Well, in typical tourist markets, people do not to be confronted.  They want to feel good and they do not want real intellectual stimulation. The Professor was looking at the Matisse catalogue from MOMA and realized this type of work could never be shown in either Santa Fe or a city such as Houston. The work the Professor sees in the MOMA catalogue is too rough, too ground breaking, too confrontational for a sales driven gallery. He thinks about that a lot. Galleries must sell, artists want to sell. What to do? Happily, the Professor has a job. He is free to paint whatever he wishes. He puts his paintings in storage and makes another.
Here are some pictures from today, until he over did it....having too much of a good time... and his back drove him to the heating pad.

Tonight, the Professor is feeling better again. It's a new painting day tomorrow.


  1. Very true. And those circles on the white background look really cool. Take care with your back. Squat instead of bending and strecht a like = ^..^ =

  2. The studio is a riot of color and you look quite pleased! Your collage of canvases may not be a new concept but they are definitely original.

  3. Earl, Duchamp also supposedly said,"Les marchands d'art sont les poux sur les dos des artistes". (Art dealers are lice on the backs of artists.) MD, like Jesus, was the real thing, but as soon as his followers assembled in imitation, things began to get fouled up, until everything became, ironically, the opposite of the original. The only truth left standing is that artists must be honest with themselves and undaunted by trends and perfidious audiences. Another great irony is, as you pointed out, when you have a job you are free to imagine and create as you will, unbound by demands made by the marketplace. Even Picasso's dealer, Paul Rosenberg, refused to show the canvas "Woman Lying in the Sun", saying " refuse d'avoir des trous de cul dans ma galerie". The painting would hardly raise an eyebrow these days, but the point is that dealers never really have open minds. They are in business, and in that sense there isn't much difference between them and shoe salesmen.

    Stay free.


  4. Always a pleasant visit with the Professor.

  5. This from Andy:

    Earl, I posted something on your blog yesterday....did you get it in your mailbox? Part of what I said was about dealers. Don't take these galleries and their activities to heart. The artists they are showing will clearly reflect a continued and current commercial connection with the galleries. Since neither Moody nor Texas Gallery stands to make money if they feature some of your work, they will not include you. Texas Gallery showed my work for five years, but I don't expect them to include me. That's ok.

    I was excluded from a retrospective of the "Perspectives" shows at the CAMH in 2004. That was rude, but I have come to expect inconsiderate behavior from them. The MFAH is the same. Both museums are still shamelessly attached to a small coterie of dealers.
    Please just keep working and let these people go. You'll live longer if you do. Things have a funny way of correcting themselves eventually in ways that we cannot imagine or foresee.

  6. From HJ Bott:
    I'm sorry to hear this about the omissions, and I was steamed that Hooks
    left me out of her 40th. What the hell is wrong with these people.

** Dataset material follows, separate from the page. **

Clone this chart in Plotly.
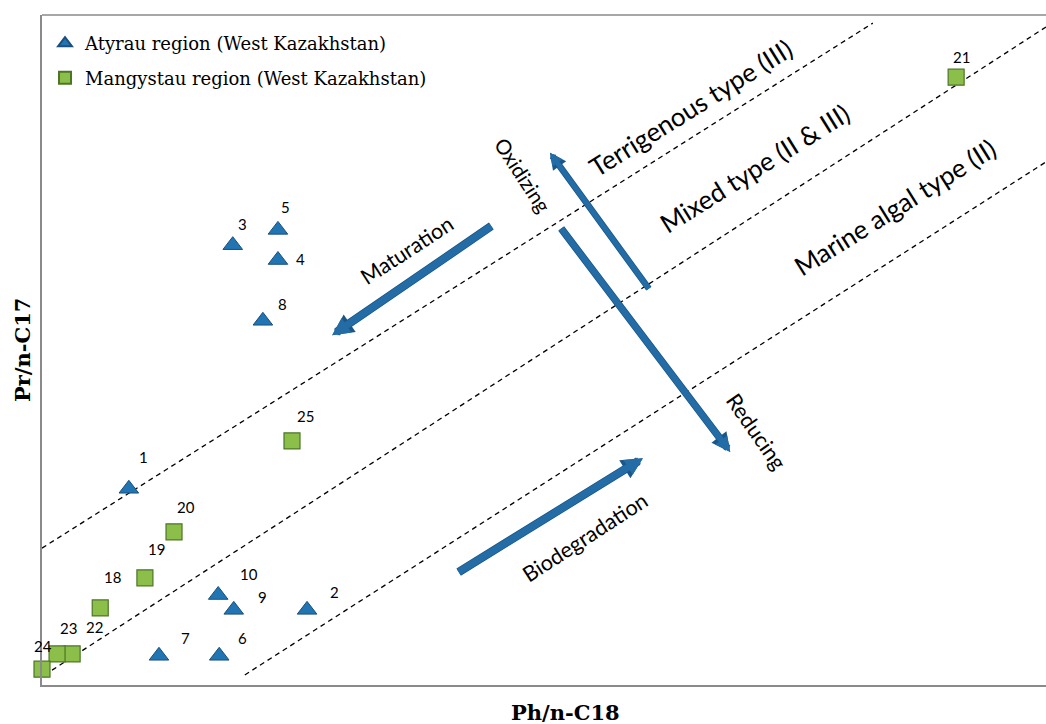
import plotly.graph_objects as go

# Atyrau region samples (triangles)
atyrau_ids = ["1", "2", "3", "4", "5", "6", "7", "8", "9", "10"]
atyrau_ph = [0.173, 0.528, 0.380, 0.470, 0.470, 0.353, 0.233, 0.440, 0.382, 0.351]
atyrau_pr = [0.410, 0.157, 0.919, 0.888, 0.951, 0.061, 0.061, 0.761, 0.157, 0.188]

# Mangystau region samples (squares)
mang_ids = ["18", "19", "20", "21", "22", "23", "24", "25"]
mang_ph = [0.116, 0.205, 0.263, 1.821, 0.060, 0.030, 0.000, 0.498]
mang_pr = [0.161, 0.224, 0.320, 1.270, 0.065, 0.065, 0.033, 0.510]

# label offsets in pixels (right, up)
atyrau_lbl_shift = [(15, 32), (27, 18), (10, 21), (23, 1), (8, 23),
                    (23, 18), (27, 18), (20, 17), (29, 13), (31, 21)]
mang_lbl_shift = [(12, 31), (12, 29), (12, 25), (5, 20),
                  (22, 27), (11, 26), (1, 23), (13, 25)]

# boundaries between kerogen-type fields: (x0, y0, x1, y1)
boundaries = [(0.0, 0.286, 1.655, 1.383),
              (0.020, 0.031, 2.0, 1.375),
              (0.404, 0.021, 2.0, 1.093)]

# process arrows: tail(x, y), head(x, y), width
arrows = [((0.898, 0.961), (0.578, 0.731), 7),   # maturation
          ((0.827, 0.234), (1.197, 0.474), 7),   # biodegradation
          ((1.211, 0.825), (1.012, 1.112), 5),   # oxidizing
          ((1.032, 0.957), (1.371, 0.487), 6)]   # reducing

# field and process captions: text, x, y, angle, size
captions = [("Terrigenous type (III)", 1.291, 1.206, -32, 26),
            ("Mixed type (II &amp; III)", 1.420, 1.080, -32, 26),
            ("Marine algal type (II)", 1.699, 0.999, -32, 26),
            ("Maturation", 0.727, 0.909, -33, 21.5),
            ("Biodegradation", 1.082, 0.309, -33, 21.5),
            ("Oxidizing", 0.958, 1.066, 57, 20.5),
            ("Reducing", 1.424, 0.529, 55, 21.5)]

ARROW_BLUE = "#236CA6"
ARROW_EDGE = "#1A5788"
TRI_FILL = "#2175B3"
TRI_LINE = "#1B4F7C"
SQ_FILL = "#8CBF4A"
SQ_LINE = "#4C7526"
SANS = "Lato, 'Open Sans', sans-serif"
SERIF = "'DejaVu Serif', serif"

fig = go.Figure()

for x0, y0, x1, y1 in boundaries:
    fig.add_trace(go.Scatter(
        x=[x0, x1], y=[y0, y1], mode="lines", showlegend=False,
        hoverinfo="skip",
        line=dict(color="black", width=1.3, dash="5px,4px")))

fig.add_trace(go.Scatter(
    x=atyrau_ph, y=atyrau_pr, mode="markers", cliponaxis=False,
    name="Atyrau region (West Kazakhstan)", legendgroup="a",
    marker=dict(symbol="triangle-up", size=17, color=TRI_FILL,
                line=dict(color=TRI_LINE, width=1))))

fig.add_trace(go.Scatter(
    x=mang_ph, y=mang_pr, mode="markers", cliponaxis=False,
    name="Mangystau region (West Kazakhstan)", legendgroup="m",
    marker=dict(symbol="square", size=16, color=SQ_FILL,
                line=dict(color=SQ_LINE, width=1.2))))

annotations = []
for ids, xs, ys, shifts in ((atyrau_ids, atyrau_ph, atyrau_pr, atyrau_lbl_shift),
                            (mang_ids, mang_ph, mang_pr, mang_lbl_shift)):
    for t, x, y, (dx, dy) in zip(ids, xs, ys, shifts):
        annotations.append(dict(
            x=x, y=y, xref="x", yref="y", text=t, showarrow=False,
            xshift=dx, yshift=dy, font=dict(family=SANS, size=15, color="black")))

for (tx, ty), (hx, hy), w in arrows:
    for color, ww in ((ARROW_EDGE, w + 1.5), (ARROW_BLUE, w)):
        annotations.append(dict(
            x=hx, y=hy, ax=tx, ay=ty, xref="x", yref="y", axref="x", ayref="y",
            text="", showarrow=True, arrowhead=2, arrowsize=0.5, arrowwidth=ww,
            arrowcolor=color, standoff=0, startstandoff=0))

for text, x, y, ang, size in captions:
    annotations.append(dict(
        x=x, y=y, xref="x", yref="y", text=text, showarrow=False,
        textangle=ang, font=dict(family=SANS, size=size, color="black")))

annotations.append(dict(
    x=0.521, y=0, xref="paper", yref="paper", yanchor="middle", yshift=-27,
    text="<b>Ph/n-C18</b>", showarrow=False,
    font=dict(family=SERIF, size=21, color="black")))
annotations.append(dict(
    x=0, y=0.5, xref="paper", yref="paper", xanchor="center", xshift=-20,
    text="<b>Pr/n-C17</b>", showarrow=False, textangle=-90,
    font=dict(family=SERIF, size=21, color="black")))

fig.update_layout(
    width=1046, height=724,
    margin=dict(l=42, r=0, t=15, b=39),
    paper_bgcolor="white", plot_bgcolor="white",
    annotations=annotations,
    shapes=[dict(type="line", xref="paper", yref="paper", x0=0, x1=1,
                 y0=1, y1=1, line=dict(color="#8A8A8A", width=1.5))],
    legend=dict(x=0.003, y=0.985, xanchor="left", yanchor="top",
                bgcolor="rgba(0,0,0,0)", traceorder="grouped",
                tracegroupgap=8, itemsizing="constant",
                font=dict(family=SERIF, size=18, color="black")),
    xaxis=dict(range=[0, 2.0], showgrid=False, zeroline=False,
               showticklabels=False, ticks="", showline=True,
               linecolor="#8A8A8A", linewidth=2),
    yaxis=dict(range=[0, 1.4], showgrid=False, zeroline=False,
               showticklabels=False, ticks="", showline=True,
               linecolor="#8A8A8A", linewidth=2),
)

fig.write_html("out.html")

Betty
    should be mightily ashamed. Understand that Fredricka was able to get
    out of showing many artists she had represented by making the show all
    women. Texas Gallery even took out Adforum ads stating you were the
    ONLY Texas artist they represented at the time. But Betty!!!! All three of
    the Houston giants. Pissed, you should be.
    Over the paint,

  7. Earl,

    Both Duchamp and Jesus were the real thing, but the vast majority of those who followed in imitation of them fell short, eventually morphing as a group into essentially the complete opposite of the original. Carl Jung had a marvelous word for this phenomenon: enantiodromia. Although Jung's word also includes a larger meaning, the term fits here as well. Remember too that Duchamp said "Les marchands d'art sont les poux sur les dos des artistes." ("Art dealers are lice on the backs of artists.") Dealers, while some have been edgy and daring, are business people. In that sense they are no different from shoe salesmen. I recall reading the memoir by Roland Penrose, "Scapbook: 1900-1981", where the author was able to buy, directly from the artist at a discount, Picasso's little canvas "Woman Lying in the Sun" because Picasso's dealer, Paul Rosenberg, declined to have it, saying..."je refuse d'avoir les trous de cul dans ma galerie". The painting, while, strictly speaking, does feature this part of the anatomy, it does so in such a lyrical way that Penrose himself didn't even notice it until years later, when Picasso told him the story of why it had been rejected.

    It took me some time myself to let go of my disgust with the Belgian self-promoter, Wim Delvoye, who most assuredly has made a career out of tattooed pigs. He has never admitted having known about my tattooed pigs, even though a postcard of one of them was internationally distributed for many years. After a few confrontations with Delvoye via the internet, I just got tired of being angry. Delvoye clearly is in business, tattooing pigs in China using a team of lackeys, then killing and taxidermying the animals so they behave well enough to be sold like other objects in art galleries. Delvoye has to live with himself, and I have better things to do than focus on his dishonesty.

    The best each of us can do is to work in our studios, liberated by our lack of dependence upon the perfidies of the art market. Then, free of all constraints, we will do our best work.